Hef soon found that the American dream, at least as it was being dreamt in the early '50s, didn't work for him. The routine, the job -- and later the wife -- all felt constraining for Hefner. He left Esquire and went to work designing his magazine. Stag, as it was to be called, grew out of what Hef called a mature appreciation of the human body. The human body in question belonged to a young Marilyn Monroe -- Hef had gotten hold of never-published photos of the budding star with "nothing on but the radio." Changing the publication's name to Playboy, he borrowed money from his mother (she always wanted him to become a missionary) and took loans out on his furniture. He sat down at the kitchen table and did the first layout of the magazine himself.
"Playboy isn't like the downscale, male-bonding, beer-swilling phenomena that is being promoted now by some men's magazines," Hefner explained recently. "My whole notion was the romantic connection between male and female."
Playboy quickly became far more than porn, even if the depth was lost on some fans. With his deep new pockets, Hefner was soon bringing in America's best writers and pundits, in case anyone was reading it for the articles. Lenny Bruce, John Updike, Jack Kerouac and others were nurtured. And Alex Haley got his groundbreaking "Autobiography of Malcolm X" off the ground through his interview with the leader in Playboy.
Hefner worked to encourage his cultural revolution on other fronts as well. The Playboy Foundation, since its inception in 1965, has given away over $11 million in the name of social change. A devoted civil rights activist, Hefner funded assorted social action projects long before social action was hip.
Of course, the Foundation was scarcely enough to dissuade censure. As a testament to Playboy's unique cultural situation, the magazine received, and receives, criticism from all sides. The conservative group Concerned Women for America claims Playboy "belittled marriage" and "made commitment a dirty word." On the left, critics argue a similar point. And Naomi Wolf recently wrote, "A lot of men stay unmarried decade after decade because they bought the Hugh Hefner line that polygamist bachelorhood is ideal, and they lead largely empty lives."
But Playboy also sought to help feminism, at least in terms of articulating its various divisions. As the women's movement grew too massive and complex for any kind of heterodoxy, Hefner occasionally found himself marking assorted forks in the road. After Gloria Steinem went undercover as a Playboy Bunny in 1963 and published a scathing critique of the magazine's degradation of women, thousands of women -- many of whom made a living from various porn-related careers -- responded with equal venom. That which Steinem called degrading, they said, was the very thing that granted them a level of economic and sexual freedom that few women had previously experienced.
Hef certainly doesn't hold a monopoly on these watershed cultural moments. But a figure need not be responsible for brilliant history in order to play a brilliant role in it. Even if Hefner were nothing more than a lucky dope who accidentally stumbled upon cultural fault lines throughout his life, he is still genius enough to stumble upon them over and over.

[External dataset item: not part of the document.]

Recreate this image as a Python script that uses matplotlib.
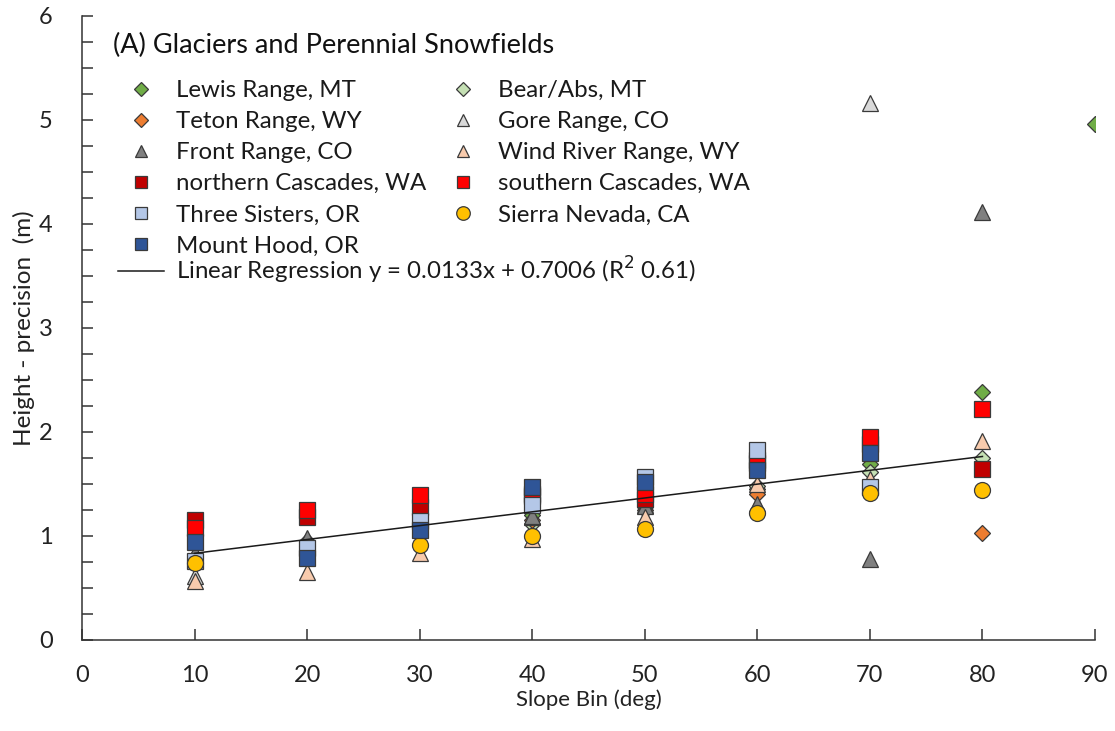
import numpy as np
import matplotlib
matplotlib.use("Agg")
import matplotlib.pyplot as plt
from matplotlib.lines import Line2D
from matplotlib.ticker import MultipleLocator

plt.rcParams['font.family'] = ['Lato', 'DejaVu Sans']

# Slope bins (deg)
slope_bins = [10, 20, 30, 40, 50, 60, 70, 80, 90]
nan = np.nan

# Height precision (m) per region and slope bin
lewis_range      = [0.80, 0.95, 1.22, 1.20, 1.30, 1.45, 1.69, 2.38, 4.96]
bear_abs         = [0.78, 0.92, 1.20, 1.12, 1.28, 1.48, 1.62, 1.75, nan]
teton_range      = [0.76, 0.85, 1.15, 1.15, 1.25, 1.40, nan, 1.03, nan]
gore_range       = [0.62, 0.90, 1.20, 1.18, 1.30, 1.30, 5.16, nan, nan]
front_range      = [0.84, 0.98, 1.22, 1.19, 1.29, 1.31, 0.78, 4.12, nan]
wind_river       = [0.57, 0.65, 0.84, 0.97, 1.18, 1.50, 1.55, 1.91, nan]
north_cascades   = [1.15, 1.18, 1.28, 1.38, 1.36, 1.70, 1.88, 1.64, nan]
south_cascades   = [1.08, 1.25, 1.39, 1.40, 1.40, 1.73, 1.95, 2.22, nan]
three_sisters    = [0.76, 0.88, 1.14, 1.30, 1.57, 1.83, 1.47, nan, nan]
sierra_nevada    = [0.74, nan, 0.91, 1.00, 1.07, 1.22, 1.41, 1.44, nan]
mount_hood       = [0.94, 0.79, 1.06, 1.47, 1.52, 1.63, 1.80, nan, nan]

# Regression coefficients
slope_coef = 0.0133
intercept = 0.7006
reg_x = [10, 80]

series = [
    ("Lewis Range, MT",        lewis_range,    "D", "#70AD47", 8.5),
    ("Bear/Abs, MT",           bear_abs,       "D", "#C5E0B4", 8.5),
    ("Teton Range, WY",        teton_range,    "D", "#ED7D31", 8.5),
    ("Gore Range, CO",         gore_range,     "^", "#D9D9D9", 11),
    ("Front Range, CO",        front_range,    "^", "#808080", 11),
    ("Wind River Range, WY",   wind_river,     "^", "#F8CBAD", 11),
    ("northern Cascades, WA",  north_cascades, "s", "#C00000", 11),
    ("southern Cascades, WA",  south_cascades, "s", "#FF0000", 11),
    ("Three Sisters, OR",      three_sisters,  "s", "#B4C7E7", 11),
    ("Sierra Nevada, CA",      sierra_nevada,  "o", "#FFC000", 11.5),
    ("Mount Hood, OR",         mount_hood,     "s", "#2F5597", 11),
]

fig = plt.figure(figsize=(11.15, 7.31), dpi=100)
ax = fig.add_axes([82/1115, 1-640/731, (1095-82)/1115, (640-16)/731])

handles = {}
for i, (name, vals, mk, col, ms) in enumerate(series):
    h, = ax.plot(slope_bins, vals, linestyle="none", marker=mk, markersize=ms,
                 markerfacecolor=col, markeredgecolor="#3a3a3a",
                 markeredgewidth=0.9, label=name, zorder=3 + i)
    handles[name] = h

reg_y = [slope_coef * x + intercept for x in reg_x]
reg_line, = ax.plot(reg_x, reg_y, color="#1a1a1a", linewidth=1.1, zorder=20)

ax.set_xlim(0, 90)
ax.set_ylim(0, 6)
ax.xaxis.set_major_locator(MultipleLocator(10))
ax.yaxis.set_major_locator(MultipleLocator(1))
ax.yaxis.set_minor_locator(MultipleLocator(0.25))
ax.tick_params(axis="both", which="both", direction="in", length=8,
               width=1.1, color="#333333", labelsize=17, labelcolor="#222222",
               pad=18)
ax.tick_params(axis="y", pad=21)
ax.tick_params(axis="x", which="minor", length=0)
for side in ("top", "right"):
    ax.spines[side].set_visible(False)
for side in ("left", "bottom"):
    ax.spines[side].set_color("#333333")
    ax.spines[side].set_linewidth(1.1)

ax.set_xlabel("Slope Bin (deg)", fontsize=16, color="#222222", labelpad=2.5)
ax.set_ylabel("Height - precision  (m)", fontsize=17.5, color="#222222", labelpad=3)

fig.text(113/1115, 1-45/731, "(A) Glaciers and Perennial Snowfields",
         fontsize=19.5, color="#111111", va="center", ha="left")

reg_label = "Linear Regression y = 0.0133x + 0.7006 (R$^{2}$ 0.61)"
col1 = ["Lewis Range, MT", "Teton Range, WY", "Front Range, CO",
        "northern Cascades, WA", "Three Sisters, OR", "Mount Hood, OR"]
col2 = ["Bear/Abs, MT", "Gore Range, CO", "Wind River Range, WY",
        "southern Cascades, WA", "Sierra Nevada, CA"]

leg_kw = dict(frameon=False, fontsize=17.3, handlelength=1.9, handletextpad=0.5,
              labelspacing=0.42, borderpad=0, borderaxespad=0,
              loc="upper left", bbox_transform=fig.transFigure,
              labelcolor="#1a1a1a")

def small(h):
    return Line2D([], [], linestyle="none", marker=h.get_marker(),
                  markersize=h.get_markersize() * 0.85,
                  markerfacecolor=h.get_markerfacecolor(),
                  markeredgecolor=h.get_markeredgecolor(),
                  markeredgewidth=0.9)

leg1 = ax.legend([small(handles[n]) for n in col1], col1,
                 bbox_to_anchor=(118/1115, 1-80/731), **leg_kw)
ax.add_artist(leg1)
leg2 = ax.legend([small(handles[n]) for n in col2], col2,
                 bbox_to_anchor=(440/1115, 1-80/731), **leg_kw)
ax.add_artist(leg2)
ax.legend([reg_line], [reg_label], bbox_to_anchor=(118/1115, 1-255/731), **leg_kw)

fig.savefig("out.png", dpi=100)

Hef is happy. It's an overwhelming happiness, one so insistent that the darker periods of his life -- his divorce from Millie, his second divorce in 1989 from Kimberly Conrad -- get strangely clouded by light. The familiar elements of his biography come in shades of pink, so to speak, and his biographers generally seem charmed by all the mirth. This is where Hefner gets interesting. Instrumental to his success is not just an impressive publishing instinct, but an unparalleled knack for spinning myth.
It's not coincidence that Playboy is a household name -- more so than other publications with comparable sales. The magazine has woven itself into American mythology, elbowed its way onto the landscapes of growing up, of being a man. The archetypal coming-of-age narrative is nothing without that first flustered glimpse of a centerfold in the 7-11 parking lot. An uncanny ability to tap into the country's Zeitgeist has made Playboy as American as an apple pie sitting on a Thanksgiving table in a Norman Rockwell painting.
Even the Playboy Foundation feeds a certain brilliant fiction. As a part of its impressive good-deeds program, the foundation sets aside grant money each year for a handful of citizens whom it deems protectors of the First Amendment. As a result, patriotic has now been added to the list of attributes conflated with Playboy. The point is not that Hefner's mythologies are untrue -- often they reflect entirely accurate numbers, opinions and phenomena. Their cultural play takes shape in the way they are disseminated, true or not.